The Bordentown school in New Jersey was founded in 1886 by a group of pastors led by Rev. Walter Rice, who was born a slave. The idea behind the school was to give students “training in particular and useful industries falling to their race,” she said, such as cooking, carpentry, dressmaking and more, while getting “a good English education.” It grew slowly with donations from local churches and had about 50 students.

By 1894, it got attention from the state and was named the Manual Training and Industrial School for Colored Youth.
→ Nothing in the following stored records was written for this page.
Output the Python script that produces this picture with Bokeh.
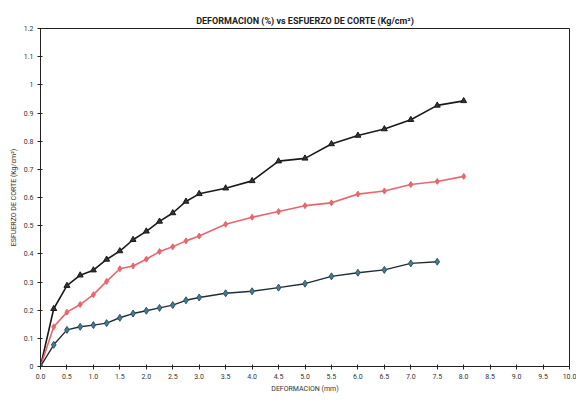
from bokeh.plotting import figure
from bokeh.models import FixedTicker, NumeralTickFormatter, Range1d
from bokeh.embed import file_html
from bokeh.resources import INLINE

# Data (deformation mm, shear stress kg/cm2)
x_black = [0, 0.25, 0.5, 0.75, 1.0, 1.25, 1.5, 1.75, 2.0, 2.25, 2.5, 2.75, 3.0,
           3.5, 4.0, 4.5, 5.0, 5.5, 6.0, 6.5, 7.0, 7.5, 8.0]
y_black = [0, 0.205, 0.287, 0.324, 0.342, 0.38, 0.41, 0.45, 0.48, 0.515, 0.545, 0.586, 0.613,
           0.633, 0.659, 0.729, 0.739, 0.79, 0.82, 0.843, 0.876, 0.927, 0.943]

x_red = [0, 0.25, 0.5, 0.75, 1.0, 1.25, 1.5, 1.75, 2.0, 2.25, 2.5, 2.75, 3.0,
         3.5, 4.0, 4.5, 5.0, 5.5, 6.0, 6.5, 7.0, 7.5, 8.0]
y_red = [0, 0.141, 0.193, 0.22, 0.255, 0.302, 0.347, 0.357, 0.381, 0.408, 0.425, 0.446, 0.463,
         0.505, 0.53, 0.55, 0.571, 0.581, 0.612, 0.623, 0.646, 0.657, 0.675]

x_blue = [0, 0.25, 0.5, 0.75, 1.0, 1.25, 1.5, 1.75, 2.0, 2.25, 2.5, 2.75, 3.0,
          3.5, 4.0, 4.5, 5.0, 5.5, 6.0, 6.5, 7.0, 7.5]
y_blue = [0, 0.077, 0.13, 0.141, 0.147, 0.154, 0.173, 0.188, 0.198, 0.208, 0.218, 0.235, 0.245,
          0.26, 0.267, 0.28, 0.294, 0.32, 0.333, 0.343, 0.366, 0.372]

x_ticks = [0, 0.5, 1, 1.5, 2, 2.5, 3, 3.5, 4, 4.5, 5, 5.5, 6, 6.5, 7, 7.5, 8, 8.5, 9, 9.5, 10]
y_ticks = [0, 0.1, 0.2, 0.3, 0.4, 0.5, 0.6, 0.7, 0.8, 0.9, 1.0, 1.1, 1.2]

FONT = "Roboto"

p = figure(width=576, height=395, output_backend="svg", toolbar_location=None,
           x_range=Range1d(0, 10), y_range=Range1d(0, 1.2),
           min_border_left=40, min_border_right=7, min_border_top=28, min_border_bottom=24,
           title="DEFORMACION (%) vs ESFUERZO DE CORTE (Kg/cm²)")

p.title.align = "center"
p.title.text_font = FONT
p.title.text_font_size = "9px"
p.title.text_font_style = "bold"
p.title.text_color = "#222222"
p.title.standoff = 6

p.xgrid.visible = False
p.ygrid.visible = False
p.outline_line_color = "#222222"
p.outline_line_width = 1
p.background_fill_color = "white"
p.border_fill_color = "white"

p.xaxis.ticker = FixedTicker(ticks=x_ticks)
p.xaxis.formatter = NumeralTickFormatter(format="0.0")
p.yaxis.ticker = FixedTicker(ticks=y_ticks)
p.yaxis.formatter = NumeralTickFormatter(format="0.[0]")
p.xaxis.axis_label = "DEFORMACION (mm)"
p.yaxis.axis_label = "ESFUERZO DE CORTE (Kg/cm²)"

for ax in (p.xaxis[0], p.yaxis[0]):
    ax.major_label_text_font = FONT
    ax.major_label_text_font_size = "7px"
    ax.major_label_text_color = "#333333"
    ax.axis_label_text_font = FONT
    ax.axis_label_text_font_size = "7px"
    ax.axis_label_text_font_style = "normal"
    ax.axis_label_text_color = "#333333"
    ax.axis_line_color = "#222222"
    ax.major_tick_line_color = "#222222"
    ax.major_tick_out = 3
    ax.major_tick_in = 2
    ax.minor_tick_line_color = None
    ax.major_label_standoff = 4
    ax.axis_label_standoff = 3

# Black series (triangles)
p.line(x_black, y_black, line_color="#1a1a1a", line_width=1.6)
p.scatter(x_black, y_black, marker="triangle", size=6, fill_color="#333333", line_color="#1a1a1a")

# Red series
p.line(x_red, y_red, line_color="#e8666c", line_width=1.6)
p.scatter(x_red[1:], y_red[1:], marker="diamond", size=6, fill_color="#e8666c", line_color="#e8666c")

# Blue series
p.line(x_blue, y_blue, line_color="#1f2e33", line_width=1.4)
p.scatter(x_blue, y_blue, marker="diamond", size=7, fill_color="#4a7890", line_color="#2f5566")

open("out.html", "w").write(file_html(p, INLINE))
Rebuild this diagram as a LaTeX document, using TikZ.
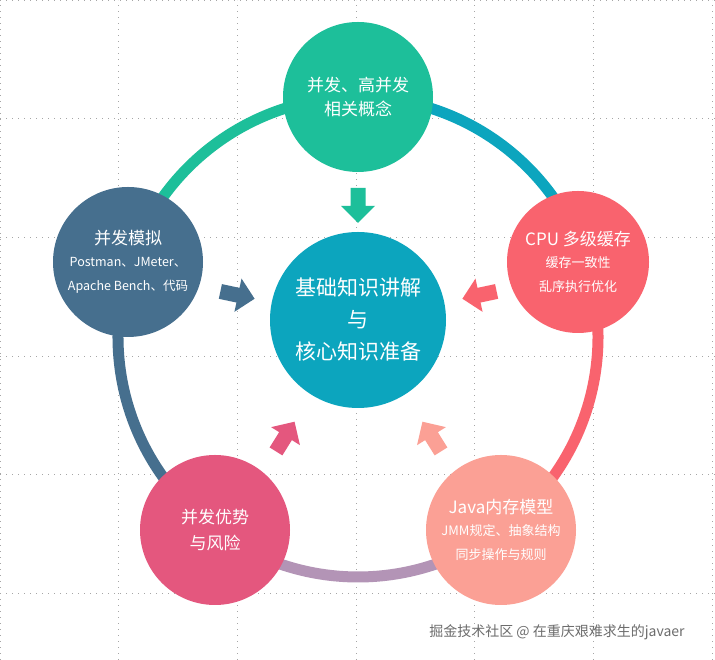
\documentclass[tikz,border=0pt]{standalone}
\usepackage{fontspec}
\setmainfont{Noto Sans CJK SC}
\newcommand\bigf{\fontsize{17}{24}\selectfont}
\newcommand\smf{\fontsize{13}{20}\selectfont}
\newcommand\smmf{\fontsize{12.5}{19}\selectfont}
\begin{document}
\begin{tikzpicture}[x=1pt,y=1pt,
  node/.style={circle,minimum size=#1,inner sep=0pt,text=white,align=center},
  ring/.style={line width=11pt}]
\definecolor{cg}{HTML}{1DBF9A}\definecolor{cb}{HTML}{466F8E}\definecolor{cr}{HTML}{F9636E}
\definecolor{cs}{HTML}{FBA095}\definecolor{cp}{HTML}{E4577E}\definecolor{cc}{HTML}{0CA5BE}
\definecolor{cv}{HTML}{B394B6}
\useasboundingbox (0,0) rectangle (715,660);
\fill[white] (0,0) rectangle (715,660);
\foreach \i in {0,118.7,237.3,356,474.7,593.3,712}{
  \draw[gray!70,line width=0.8pt,dash pattern=on 0.8pt off 5.2pt] (\i,0)--(\i,660);
  \draw[gray!70,line width=0.8pt,dash pattern=on 0.8pt off 5.2pt] (0,660-\i)--(715,660-\i);}
\coordinate (rc) at (358,323);
\draw[ring,cg] (rc) ++(90:240) arc[start angle=90,end angle=162,radius=240];
\draw[ring,cb] (rc) ++(162:240) arc[start angle=162,end angle=233.5,radius=240];
\draw[ring,cv] (rc) ++(233.5:240) arc[start angle=233.5,end angle=306.5,radius=240];
\draw[ring,cr] (rc) ++(306.5:240) arc[start angle=306.5,end angle=378,radius=240];
\draw[ring,cc] (rc) ++(18:240) arc[start angle=18,end angle=90,radius=240];
\node[node=150pt,fill=cg,font=\bigf] (top) at (358,563) {并发、高并发\\相关概念};
\node[node=150pt,fill=cb,font=\bigf] (left) at (128,398) {并发模拟\\[-2pt]\smmf Postman、JMeter、\\\smmf Apache Bench、代码};
\node[node=142pt,fill=cr,font=\bigf] (right) at (578,398) {CPU 多级缓存\\[-2pt]\smf 缓存一致性\\\smf 乱序执行优化};
\node[node=150pt,fill=cp,font=\fontsize{17}{26}\selectfont] (bl) at (215,130) {并发优势\\与风险};
\node[node=150pt,fill=cs,font=\bigf] (br) at (501,130) {Java内存模型\\[-2pt]\smf JMM规定、抽象结构\\\smf 同步操作与规则};
\node[node=176pt,fill=cc,font=\fontsize{21}{32}\selectfont] (ctr) at (358,340) {基础知识讲解\\与\\核心知识准备};
\foreach \p/\a/\c in {{358,455}/-90/cg,{237,365}/-12/cb,{480,365}/192/cr,{285,223}/58/cp,{432,223}/122/cs}{
  \fill[\c,shift={(\p)},rotate=\a] (-17,-7.5)--(1,-7.5)--(1,-17)--(18,0)--(1,17)--(1,7.5)--(-17,7.5)--cycle;}
\node[text=gray!85!black,font=\fontsize{14}{16}\selectfont] (wm) at (557,28) {掘金技术社区 @ 在重庆艰难求生的javaer};
\end{tikzpicture}
\end{document}
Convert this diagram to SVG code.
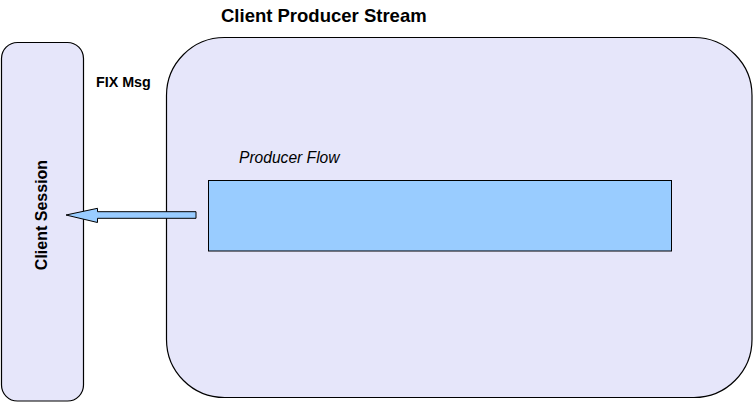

By about 1900, tuition was free with manual labor and it had 100-plus students, serving grades six through 10. It continued to grow in recognition and size over the years and by 1928, enrollment was 300 students, it started intramurals and enrichment programs, had music groups and a full secondary program.

“It was really a substantial institution,” said Goddard.

Its heyday was in the 1930s after enrollment grew to 400 and faculty and staff grew to 60. But as time went on, the state began desegregating. Then Gov. Robert B. Meyner said the school “did not offer that much of an education,” she said, and it eventually closed in June 1955.

Programs like these for Black students have been a controversial topic in the past, “but they are seldom discussed in the context of similar programs for white students,” according to the library.

According to Goddard, many Black parents at the time felt segregated schools had “more nurture” and “less hostility,” but there was a notion of what a “Negro job” was and a feeling that schools should prepare students for those.

“That was not popular” with the principal of the school, she said. “The whole idea of making one’s self useful, which was one of the ideas behind manual training schools – that idea was decimated by prejudice and I think that’s something that we really need to all remember,” said Goddard.